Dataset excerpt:
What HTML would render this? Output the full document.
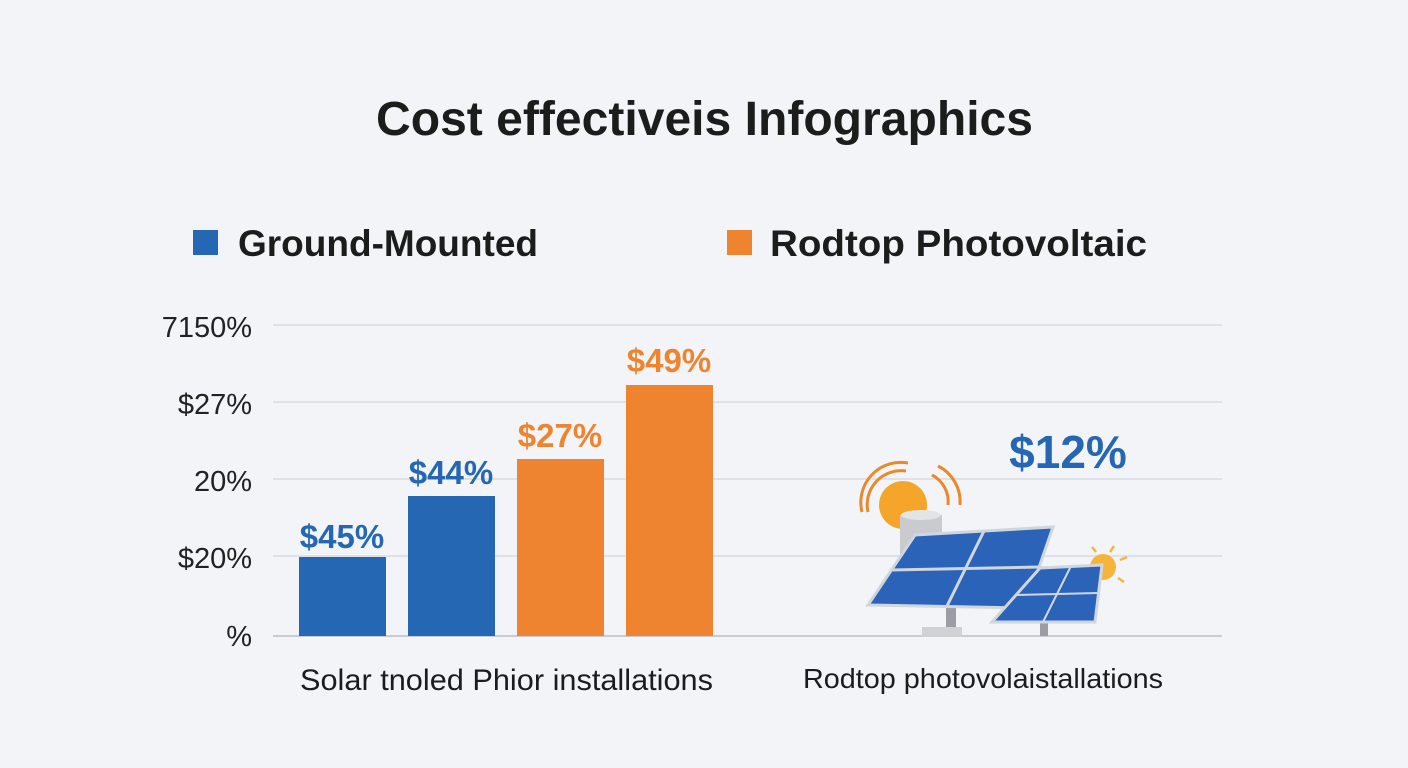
<!DOCTYPE html>
<html><head><meta charset="utf-8"><style>
body{margin:0;width:1408px;height:768px;background:#f2f4f7;font-family:"Liberation Sans",sans-serif;overflow:hidden;position:relative}
</style></head><body>
<svg width="1408" height="768" style="position:absolute;left:0;top:0" font-family="Liberation Sans, sans-serif">
<text x="376" y="135" textLength="657" lengthAdjust="spacingAndGlyphs" font-size="48" font-weight="bold" fill="#1c1c1c">Cost effectiveis Infographics</text>
<rect x="193" y="230" width="25" height="25" fill="#2567b3"/>
<text x="238" y="256" textLength="300" lengthAdjust="spacingAndGlyphs" font-size="37" font-weight="bold" fill="#1c1c1c">Ground-Mounted</text>
<rect x="727" y="230" width="25" height="25" fill="#ef8430"/>
<text x="770" y="256" textLength="377" lengthAdjust="spacingAndGlyphs" font-size="37" font-weight="bold" fill="#1c1c1c">Rodtop Photovoltaic</text>
<g stroke="#d8dbe0" stroke-width="1.5">
<line x1="273" y1="325" x2="1222" y2="325"/><line x1="273" y1="402" x2="1222" y2="402"/>
<line x1="273" y1="479" x2="1222" y2="479"/><line x1="273" y1="556" x2="1222" y2="556"/>
</g>
<line x1="273" y1="636" x2="1222" y2="636" stroke="#c8ccd2" stroke-width="2"/>
<g font-size="29" fill="#222" text-anchor="end">
<text x="252" y="337">7150%</text><text x="252" y="414">$27%</text><text x="252" y="491">20%</text><text x="252" y="568">$20%</text><text x="252" y="646">%</text>
</g>
<rect x="299" y="557" width="87" height="79" fill="#2567b3"/>
<rect x="408" y="496" width="87" height="140" fill="#2567b3"/>
<rect x="517" y="459" width="87" height="177" fill="#ef8430"/>
<rect x="626" y="385" width="87" height="251" fill="#ef8430"/>
<g font-size="33" font-weight="bold" text-anchor="middle">
<text x="342" y="548" fill="#2567b3">$45%</text><text x="451" y="484" fill="#2567b3">$44%</text>
<text x="560" y="447" fill="#ef8430">$27%</text><text x="669" y="372" fill="#ef8430">$49%</text>
</g>
<text x="1068" y="468" text-anchor="middle" font-size="46" font-weight="bold" fill="#2567b3">$12%</text>
<text x="300" y="690" textLength="413" lengthAdjust="spacingAndGlyphs" font-size="30" fill="#1c1c1c">Solar tnoled Phior installations</text>
<text x="803" y="688" textLength="360" lengthAdjust="spacingAndGlyphs" font-size="28" fill="#1c1c1c">Rodtop photovolaistallations</text>
<g fill="none" stroke="#e8892e" stroke-width="3">
<path d="M862 512 A40 40 0 0 1 908 463"/><path d="M868 512 A34 34 0 0 1 906 471"/>
<path d="M938 466 A40 40 0 0 1 960 505"/><path d="M932 475 A30 30 0 0 1 948 505"/>
</g>
<circle cx="903" cy="505" r="24" fill="#f4a52a"/>
<rect x="900" y="515" width="42" height="50" fill="#c9cbce"/>
<ellipse cx="921" cy="515" rx="20" ry="5" fill="#e3e4e6"/>
<circle cx="1103" cy="567" r="13" fill="#f4b53a"/>
<g stroke="#f4b53a" stroke-width="2.5"><line x1="1092" y1="547" x2="1096" y2="552"/><line x1="1114" y1="546" x2="1110" y2="552"/><line x1="1120" y1="560" x2="1127" y2="557"/><line x1="1118" y1="578" x2="1124" y2="582"/></g>
<rect x="946" y="605" width="10" height="24" fill="#9a9ea4"/>
<rect x="922" y="627" width="40" height="10" fill="#cfd1d4"/>
<rect x="1040" y="618" width="8" height="18" fill="#9a9ea4"/>
<polygon points="915,535 1053,527 1025,608 868,605" fill="#2a63b8" stroke="#d0d6de" stroke-width="3"/>
<line x1="984" y1="531" x2="947" y2="606" stroke="#d0d6de" stroke-width="3"/>
<line x1="891" y1="570" x2="1039" y2="567" stroke="#d0d6de" stroke-width="3"/>
<polygon points="1040,568 1102,565 1095,622 992,622" fill="#2a63b8" stroke="#d0d6de" stroke-width="3"/>
<line x1="1071" y1="566" x2="1043" y2="622" stroke="#d0d6de" stroke-width="2"/>
<line x1="1016" y1="595" x2="1098" y2="593" stroke="#d0d6de" stroke-width="2"/>
</svg>
</body></html>
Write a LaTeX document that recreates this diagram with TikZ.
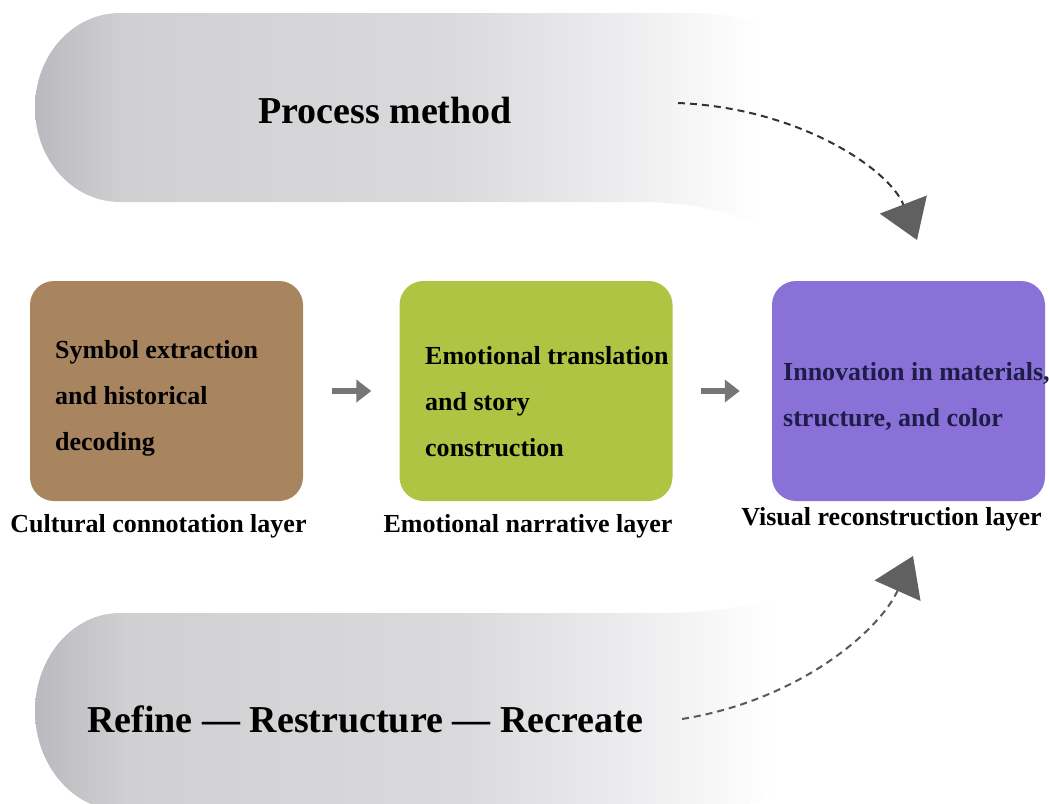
\documentclass[tikz,border=0pt]{standalone}
\usepackage{fontspec}
\setmainfont{Liberation Serif}
\usetikzlibrary{positioning,arrows.meta}

\definecolor{culture}{RGB}{168,132,95}
\definecolor{emotion}{RGB}{174,196,66}
\definecolor{visual}{RGB}{138,113,216}
\definecolor{navytext}{RGB}{30,28,72}
\definecolor{bandgray}{RGB}{186,186,190}
\definecolor{bandmid}{RGB}{208,208,211}
\definecolor{bandpale}{RGB}{218,218,221}
\definecolor{bandlight}{RGB}{238,238,240}
\definecolor{tipgray}{RGB}{96,96,96}
\definecolor{flowgray}{RGB}{118,118,118}

% grey band fading out towards the right
\pgfdeclarehorizontalshading{bandfade}{100bp}{color(0bp)=(bandgray); color(25bp)=(bandgray);
  color(30bp)=(bandmid); color(48bp)=(bandpale); color(58bp)=(bandlight); color(65bp)=(white); color(100bp)=(white)}

\begin{document}
\begin{tikzpicture}[x=1pt, y=-1pt,
    layerbox/.style={rounded corners=24pt, minimum width=273pt, minimum height=220pt, inner sep=0pt},
    boxtext/.style={anchor=west, align=left, inner sep=0pt, font=\fontsize{26}{46}\selectfont\bfseries},
    caption/.style={inner sep=0pt, font=\fontsize{26}{30}\selectfont\bfseries},
    title/.style={anchor=base west, inner sep=0pt, font=\fontsize{38}{44}\selectfont\bfseries},
    flowarrow/.style={-{Triangle[width=22pt,length=15pt]}, line width=6pt, flowgray},
    feedback/.style={dash pattern=on 7pt off 5pt, line width=2pt,
                     -{Triangle[width=50pt,length=38pt,color=tipgray]}}]

  \useasboundingbox (0,0) rectangle (1049,803);

  % bands
  \shade[shading=bandfade] (120,13) -- (690,13) .. controls (790,13) and (880,70) .. (940,175)
     -- (820,275) .. controls (780,225) and (720,202) .. (640,202) -- (120,202)
     .. controls (73,202) and (35,160) .. (35,107.5) .. controls (35,55) and (73,13) .. (120,13) -- cycle;
  \shade[shading=bandfade] (120,613) -- (660,613) .. controls (750,613) and (830,590) .. (880,545)
     -- (960,610) .. controls (900,700) and (820,810) .. (700,810) -- (120,810)
     .. controls (73,810) and (35,765) .. (35,711) .. controls (35,657) and (73,613) .. (120,613) -- cycle;

  \node[title] (pm) at (258,123) {Process method};
  \node[title] (rrr) at (87,732) {Refine — Restructure — Recreate};

  % three layers
  \node[layerbox, fill=culture] (cul) at (166.5,391) {};
  \node[layerbox, fill=emotion] (emo) at (536,391) {};
  \node[layerbox, fill=visual]  (vis) at (908.5,391) {};

  \node[boxtext] (culT) at (55,398) {Symbol extraction\\and historical\\decoding};
  \node[boxtext] (emoT) at (425,402) {Emotional translation\\and story\\construction};
  \node[boxtext, text=navytext] (visT) at (783,396) {Innovation in materials,\\structure, and color};

  \node[caption, below=13pt of cul, xshift=-8pt]  (culL) {Cultural connotation layer};
  \node[caption, below=13pt of emo, xshift=-8pt]  (emoL) {Emotional narrative layer};
  \node[caption, below=6pt of vis, xshift=-17pt]  (visL) {Visual reconstruction layer};

  \draw[flowarrow, shorten <=29pt, shorten >=28pt] (cul) -- (emo);
  \draw[flowarrow, shorten <=28pt, shorten >=32pt] (emo) -- (vis);

  % dashed loops
  \coordinate (pmTail)  at (678,103);
  \coordinate (pmTip)   at (917,240);
  \coordinate (rrrTail) at (682,719);
  \coordinate (rrrTip)  at (913,556);
  \draw[feedback, black!80] (pmTail) .. controls (800,108) and (890,170) .. (pmTip);
  \draw[feedback, black!65] (rrrTail) .. controls (800,700) and (880,630) .. (rrrTip);
\end{tikzpicture}
\end{document}
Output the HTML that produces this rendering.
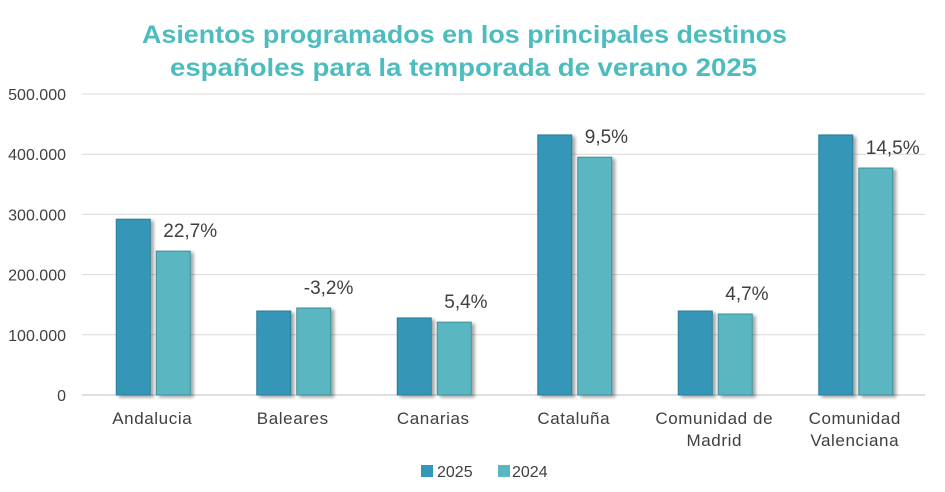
<!DOCTYPE html>
<html><head><meta charset="utf-8"><style>
body{margin:0;background:#fff;width:945px;height:487px;overflow:hidden;font-family:"Liberation Sans",sans-serif}
</style></head><body>
<svg id="c" width="945" height="487">
<defs><filter id="sh" x="-20%" y="-10%" width="150%" height="120%"><feDropShadow dx="3" dy="2" stdDeviation="1.5" flood-color="#000" flood-opacity="0.35"/></filter></defs>
<text x="142" y="43" textLength="645" lengthAdjust="spacingAndGlyphs" font-size="25" font-weight="bold" fill="#4cbcbf">Asientos programados en los principales destinos</text>
<text x="170" y="76" textLength="587" lengthAdjust="spacingAndGlyphs" font-size="25" font-weight="bold" fill="#4cbcbf">españoles  para la temporada de verano 2025</text>
<g id="grid"></g><g id="bars"></g><g id="labels"></g>
<g>
<rect x="421" y="465" width="12" height="12" fill="#3496b8"/>
<text x="437" y="477" font-size="16" fill="#404040">2025</text>
<rect x="498" y="465" width="12" height="12" fill="#5ab6c1"/>
<text x="512" y="477" font-size="16" fill="#404040">2024</text>
</g>
</svg>
<script>
const categories=[["Andalucia"],["Baleares"],["Canarias"],["Cataluña"],["Comunidad de","Madrid"],["Comunidad","Valenciana"]];
const values2025=[292000,139500,128000,432000,139500,432000];
const values2024=[239000,144500,121000,395000,134500,377000];
const pctLabels=["22,7%","-3,2%","5,4%","9,5%","4,7%","14,5%"];
const yTicks=[0,100000,200000,300000,400000,500000];
const yTickLabels=["0","100.000","200.000","300.000","400.000","500.000"];
const NS="http://www.w3.org/2000/svg";
const x0=82,x1=925,yb=395,yt=94,ymax=500000;
const y=v=>yb-(v/ymax)*(yb-yt);
const band=(x1-x0)/categories.length;
const cx=i=>x0+band*(i+0.5);
function mk(t,a,p){const e=document.createElementNS(NS,t);for(const k in a)e.setAttribute(k,a[k]);p.appendChild(e);return e;}
const G=document.getElementById('grid'),B=document.getElementById('bars'),L=document.getElementById('labels');
yTicks.forEach((v,i)=>{
 const l=mk('line',{x1:x0,x2:x1,y1:y(v),y2:y(v),stroke:i?'#d9d9d9':'#bfbfbf','stroke-width':1},G);
 
 
 const t=mk('text',{x:66,y:y(v)+6,'text-anchor':'end','font-size':16,fill:'#404040'},G);
 t.textContent=yTickLabels[i];
 
 
});
categories.forEach((c,i)=>{
 const b1=mk('rect',{x:cx(i)-36,y:y(values2025[i]),width:34,height:yb-y(values2025[i]),fill:'#3496b8',stroke:'#2a7d99','stroke-width':1,filter:'url(#sh)'},B);
 
 
 const b2=mk('rect',{x:cx(i)+4,y:y(values2024[i]),width:34,height:yb-y(values2024[i]),fill:'#5ab6c1',stroke:'#3f8f99','stroke-width':1,filter:'url(#sh)'},B);
 
 
 const p=mk('text',{x:cx(i)+11,y:y(values2024[i])-14,'font-size':19,fill:'#404040'},L);
 p.textContent=pctLabels[i];
 
 
 c.forEach((s,j)=>{
  const t=mk('text',{x:cx(i),y:424+j*22,'text-anchor':'middle','font-size':17,'letter-spacing':0.6,fill:'#404040'},L);
  t.textContent=s;
  
  
 });
});
</script>
</body></html>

## TASK PROMPT:
Go to the line that contains "Write a LaTeX" and copy from there down to the line that contains "(0,0) rectangle (1049,803);", with both lines included. Pass over the pictures.

## PROBLEM SOLUTION:
Write a LaTeX document that recreates this diagram with TikZ.
\documentclass[tikz,border=0pt]{standalone}
\usepackage{fontspec}
\setmainfont{Liberation Serif}
\usetikzlibrary{positioning,arrows.meta}

\definecolor{culture}{RGB}{168,132,95}
\definecolor{emotion}{RGB}{174,196,66}
\definecolor{visual}{RGB}{138,113,216}
\definecolor{navytext}{RGB}{30,28,72}
\definecolor{bandgray}{RGB}{186,186,190}
\definecolor{bandmid}{RGB}{208,208,211}
\definecolor{bandpale}{RGB}{218,218,221}
\definecolor{bandlight}{RGB}{238,238,240}
\definecolor{tipgray}{RGB}{96,96,96}
\definecolor{flowgray}{RGB}{118,118,118}

% grey band fading out towards the right
\pgfdeclarehorizontalshading{bandfade}{100bp}{color(0bp)=(bandgray); color(25bp)=(bandgray);
  color(30bp)=(bandmid); color(48bp)=(bandpale); color(58bp)=(bandlight); color(65bp)=(white); color(100bp)=(white)}

\begin{document}
\begin{tikzpicture}[x=1pt, y=-1pt,
    layerbox/.style={rounded corners=24pt, minimum width=273pt, minimum height=220pt, inner sep=0pt},
    boxtext/.style={anchor=west, align=left, inner sep=0pt, font=\fontsize{26}{46}\selectfont\bfseries},
    caption/.style={inner sep=0pt, font=\fontsize{26}{30}\selectfont\bfseries},
    title/.style={anchor=base west, inner sep=0pt, font=\fontsize{38}{44}\selectfont\bfseries},
    flowarrow/.style={-{Triangle[width=22pt,length=15pt]}, line width=6pt, flowgray},
    feedback/.style={dash pattern=on 7pt off 5pt, line width=2pt,
                     -{Triangle[width=50pt,length=38pt,color=tipgray]}}]

  \useasboundingbox (0,0) rectangle (1049,803);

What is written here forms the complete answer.